REQUEST » Only the pictures are omitted; repeat all other data exactly.

DATA PROVIDED »
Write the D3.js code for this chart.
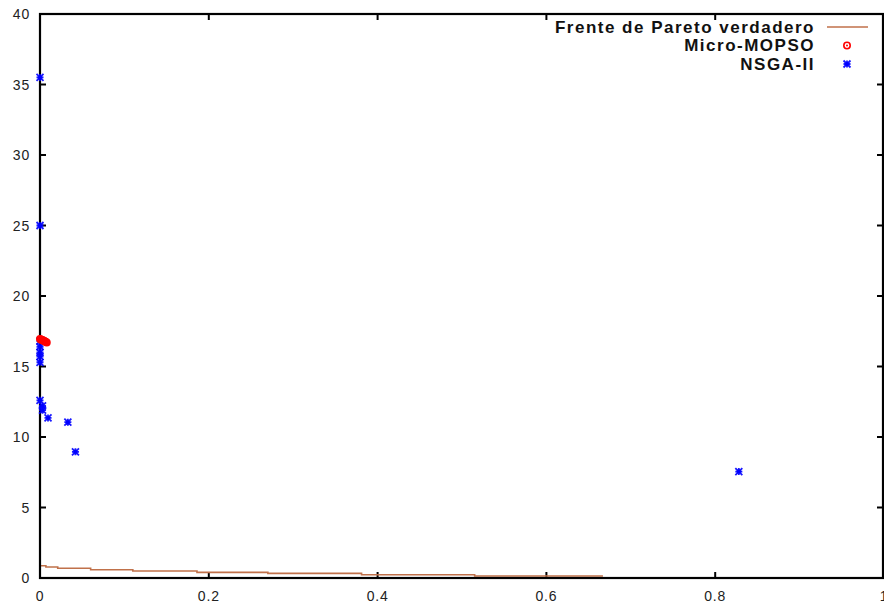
<!DOCTYPE html>
<html>
<head>
<meta charset="utf-8">
<script src="https://cdn.jsdelivr.net/npm/d3@7"></script>
<style>
  html, body { margin: 0; padding: 0; background: #fff; }
  svg { display: block; }
  .tick-label { font-family: "Liberation Sans", Arial, sans-serif; font-size: 14px; letter-spacing: 0.8px; fill: #222; }
  .key-label { font-family: "Liberation Sans", Arial, sans-serif; font-size: 17px; letter-spacing: 1.5px; font-weight: bold; fill: #111; }
</style>
</head>
<body>
<svg id="chart" width="884" height="605"></svg>
<script>
// True Pareto front (staircase): start of each step in f1 and its f2 level
const frontF1 = [0, 0.007, 0.021, 0.060, 0.110, 0.186, 0.270, 0.381, 0.515, 0.667];
const frontF2 = [0.87, 0.78, 0.69, 0.59, 0.50, 0.40, 0.33, 0.23, 0.14, 0.14];

// Micro-MOPSO solutions
const mopsoF1 = [0.000, 0.001, 0.002, 0.003, 0.004, 0.005, 0.006, 0.007, 0.008];
const mopsoF2 = [16.95, 16.92, 16.90, 16.87, 16.85, 16.80, 16.77, 16.74, 16.70];

// NSGA-II solutions
const nsgaF1 = [0.000, 0.000, 0.000, 0.000, 0.000, 0.000, 0.000, 0.000, 0.003, 0.003, 0.0095, 0.033, 0.042, 0.828];
const nsgaF2 = [35.5, 25.0, 16.8, 16.4, 16.0, 15.7, 15.3, 12.6, 12.2, 11.9, 11.35, 11.05, 8.95, 7.55];

// Axis ticks
const xTicks = [0, 0.2, 0.4, 0.6, 0.8, 1];
const xTickLabels = ["0", "0.2", "0.4", "0.6", "0.8", "1"];
const yTicks = [0, 5, 10, 15, 20, 25, 30, 35, 40];
const yTickLabels = ["0", "5", "10", "15", "20", "25", "30", "35", "40"];

// Legend entries
const keyLabels = ["Frente de Pareto verdadero", "Micro-MOPSO", "NSGA-II"];

const svg = d3.select("#chart");
const plotL = 40, plotR = 883, plotT = 14, plotB = 578;

const x = d3.scaleLinear().domain([0, 1]).range([plotL, plotL + 844]);
const y = d3.scaleLinear().domain([0, 40]).range([plotB, plotT]);

const frontColor = "#c0714a";
const mopsoColor = "#ff0000";
const nsgaColor = "#0000ff";

// Tick marks on all four sides (pointing inward)
const tickLen = 6;
const tg = svg.append("g").attr("stroke", "#000").attr("stroke-width", 2);
xTicks.forEach(t => {
  if (x(t) > plotR) return;
  tg.append("line").attr("x1", x(t)).attr("x2", x(t)).attr("y1", plotB).attr("y2", plotB - tickLen);
  tg.append("line").attr("x1", x(t)).attr("x2", x(t)).attr("y1", plotT).attr("y2", plotT + tickLen);
});
yTicks.forEach(t => {
  tg.append("line").attr("x1", plotL).attr("x2", plotL + tickLen).attr("y1", y(t)).attr("y2", y(t));
  tg.append("line").attr("x1", plotR).attr("x2", plotR - tickLen).attr("y1", y(t)).attr("y2", y(t));
});

// Tick labels
xTicks.forEach((t, i) => {
  svg.append("text").attr("class", "tick-label")
    .attr("x", x(t)).attr("y", 601).attr("text-anchor", "middle")
    .text(xTickLabels[i]);
});
yTicks.forEach((t, i) => {
  svg.append("text").attr("class", "tick-label")
    .attr("x", 30).attr("y", y(t)).attr("dy", "0.36em").attr("text-anchor", "end")
    .text(yTickLabels[i]);
});

// True Pareto front as a step line
const front = frontF1.map((d, i) => [d, frontF2[i]]);
svg.append("path")
  .attr("d", d3.line().x(d => x(d[0])).y(d => y(d[1])).curve(d3.curveStepAfter)(front))
  .attr("fill", "none").attr("stroke", frontColor).attr("stroke-width", 1.6);

// Plot border
svg.append("rect").attr("x", plotL).attr("y", plotT)
  .attr("width", plotR - plotL).attr("height", plotB - plotT)
  .attr("fill", "none").attr("stroke", "#000").attr("stroke-width", 2.2);

// Marker shapes
function circleMark(g, cx, cy) {
  g.append("circle").attr("cx", cx).attr("cy", cy).attr("r", 3.2)
    .attr("fill", "none").attr("stroke", mopsoColor).attr("stroke-width", 1.6);
  g.append("circle").attr("cx", cx).attr("cy", cy).attr("r", 1)
    .attr("fill", mopsoColor);
}
function starMark(g, cx, cy) {
  const s = 3.5;
  const p = `M${cx - s},${cy}L${cx + s},${cy}M${cx},${cy - s}L${cx},${cy + s}` +
            `M${cx - s},${cy - s}L${cx + s},${cy + s}M${cx - s},${cy + s}L${cx + s},${cy - s}`;
  g.append("path").attr("d", p).attr("stroke", nsgaColor).attr("stroke-width", 1.8)
    .attr("fill", "none").attr("opacity", 0.9);
  g.append("circle").attr("cx", cx).attr("cy", cy).attr("r", 2).attr("fill", nsgaColor);
}

// NSGA-II points
const gN = svg.append("g");
nsgaF1.forEach((d, i) => starMark(gN, x(d), y(nsgaF2[i])));

// Micro-MOPSO points
const gM = svg.append("g");
mopsoF1.forEach((d, i) => circleMark(gM, x(d), y(mopsoF2[i])));

// Legend
const keyX = 815, keyY = [27, 45.5, 64];
keyLabels.forEach((lab, i) => {
  svg.append("text").attr("class", "key-label")
    .attr("x", keyX).attr("y", keyY[i]).attr("dy", "0.35em").attr("text-anchor", "end")
    .text(lab);
});
svg.append("line").attr("x1", 827).attr("x2", 868).attr("y1", keyY[0]).attr("y2", keyY[0])
  .attr("stroke", frontColor).attr("stroke-width", 1.6);
circleMark(svg, 847, keyY[1]);
starMark(svg, 847, keyY[2]);
</script>
</body>
</html>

THE OUTPUT »
Write the D3.js code for this chart.
<!DOCTYPE html>
<html>
<head>
<meta charset="utf-8">
<script src="https://cdn.jsdelivr.net/npm/d3@7"></script>
<style>
  html, body { margin: 0; padding: 0; background: #fff; }
  svg { display: block; }
  .tick-label { font-family: "Liberation Sans", Arial, sans-serif; font-size: 14px; letter-spacing: 0.8px; fill: #222; }
  .key-label { font-family: "Liberation Sans", Arial, sans-serif; font-size: 17px; letter-spacing: 1.5px; font-weight: bold; fill: #111; }
</style>
</head>
<body>
<svg id="chart" width="884" height="605"></svg>
<script>
// True Pareto front (staircase): start of each step in f1 and its f2 level
const frontF1 = [0, 0.007, 0.021, 0.060, 0.110, 0.186, 0.270, 0.381, 0.515, 0.667];
const frontF2 = [0.87, 0.78, 0.69, 0.59, 0.50, 0.40, 0.33, 0.23, 0.14, 0.14];

// Micro-MOPSO solutions
const mopsoF1 = [0.000, 0.001, 0.002, 0.003, 0.004, 0.005, 0.006, 0.007, 0.008];
const mopsoF2 = [16.95, 16.92, 16.90, 16.87, 16.85, 16.80, 16.77, 16.74, 16.70];

// NSGA-II solutions
const nsgaF1 = [0.000, 0.000, 0.000, 0.000, 0.000, 0.000, 0.000, 0.000, 0.003, 0.003, 0.0095, 0.033, 0.042, 0.828];
const nsgaF2 = [35.5, 25.0, 16.8, 16.4, 16.0, 15.7, 15.3, 12.6, 12.2, 11.9, 11.35, 11.05, 8.95, 7.55];

// Axis ticks
const xTicks = [0, 0.2, 0.4, 0.6, 0.8, 1];
const xTickLabels = ["0", "0.2", "0.4", "0.6", "0.8", "1"];
const yTicks = [0, 5, 10, 15, 20, 25, 30, 35, 40];
const yTickLabels = ["0", "5", "10", "15", "20", "25", "30", "35", "40"];

// Legend entries
const keyLabels = ["Frente de Pareto verdadero", "Micro-MOPSO", "NSGA-II"];

const svg = d3.select("#chart");
const plotL = 40, plotR = 883, plotT = 14, plotB = 578;

const x = d3.scaleLinear().domain([0, 1]).range([plotL, plotL + 844]);
const y = d3.scaleLinear().domain([0, 40]).range([plotB, plotT]);

const frontColor = "#c0714a";
const mopsoColor = "#ff0000";
const nsgaColor = "#0000ff";

// Tick marks on all four sides (pointing inward)
const tickLen = 6;
const tg = svg.append("g").attr("stroke", "#000").attr("stroke-width", 2);
xTicks.forEach(t => {
  if (x(t) > plotR) return;
  tg.append("line").attr("x1", x(t)).attr("x2", x(t)).attr("y1", plotB).attr("y2", plotB - tickLen);
  tg.append("line").attr("x1", x(t)).attr("x2", x(t)).attr("y1", plotT).attr("y2", plotT + tickLen);
});
yTicks.forEach(t => {
  tg.append("line").attr("x1", plotL).attr("x2", plotL + tickLen).attr("y1", y(t)).attr("y2", y(t));
  tg.append("line").attr("x1", plotR).attr("x2", plotR - tickLen).attr("y1", y(t)).attr("y2", y(t));
});

// Tick labels
xTicks.forEach((t, i) => {
  svg.append("text").attr("class", "tick-label")
    .attr("x", x(t)).attr("y", 601).attr("text-anchor", "middle")
    .text(xTickLabels[i]);
});
yTicks.forEach((t, i) => {
  svg.append("text").attr("class", "tick-label")
    .attr("x", 30).attr("y", y(t)).attr("dy", "0.36em").attr("text-anchor", "end")
    .text(yTickLabels[i]);
});

// True Pareto front as a step line
const front = frontF1.map((d, i) => [d, frontF2[i]]);
svg.append("path")
  .attr("d", d3.line().x(d => x(d[0])).y(d => y(d[1])).curve(d3.curveStepAfter)(front))
  .attr("fill", "none").attr("stroke", frontColor).attr("stroke-width", 1.6);

// Plot border
svg.append("rect").attr("x", plotL).attr("y", plotT)
  .attr("width", plotR - plotL).attr("height", plotB - plotT)
  .attr("fill", "none").attr("stroke", "#000").attr("stroke-width", 2.2);

// Marker shapes
function circleMark(g, cx, cy) {
  g.append("circle").attr("cx", cx).attr("cy", cy).attr("r", 3.2)
    .attr("fill", "none").attr("stroke", mopsoColor).attr("stroke-width", 1.6);
  g.append("circle").attr("cx", cx).attr("cy", cy).attr("r", 1)
    .attr("fill", mopsoColor);
}
function starMark(g, cx, cy) {
  const s = 3.5;
  const p = `M${cx - s},${cy}L${cx + s},${cy}M${cx},${cy - s}L${cx},${cy + s}` +
            `M${cx - s},${cy - s}L${cx + s},${cy + s}M${cx - s},${cy + s}L${cx + s},${cy - s}`;
  g.append("path").attr("d", p).attr("stroke", nsgaColor).attr("stroke-width", 1.8)
    .attr("fill", "none").attr("opacity", 0.9);
  g.append("circle").attr("cx", cx).attr("cy", cy).attr("r", 2).attr("fill", nsgaColor);
}

// NSGA-II points
const gN = svg.append("g");
nsgaF1.forEach((d, i) => starMark(gN, x(d), y(nsgaF2[i])));

// Micro-MOPSO points
const gM = svg.append("g");
mopsoF1.forEach((d, i) => circleMark(gM, x(d), y(mopsoF2[i])));

// Legend
const keyX = 815, keyY = [27, 45.5, 64];
keyLabels.forEach((lab, i) => {
  svg.append("text").attr("class", "key-label")
    .attr("x", keyX).attr("y", keyY[i]).attr("dy", "0.35em").attr("text-anchor", "end")
    .text(lab);
});
svg.append("line").attr("x1", 827).attr("x2", 868).attr("y1", keyY[0]).attr("y2", keyY[0])
  .attr("stroke", frontColor).attr("stroke-width", 1.6);
circleMark(svg, 847, keyY[1]);
starMark(svg, 847, keyY[2]);
</script>
</body>
</html>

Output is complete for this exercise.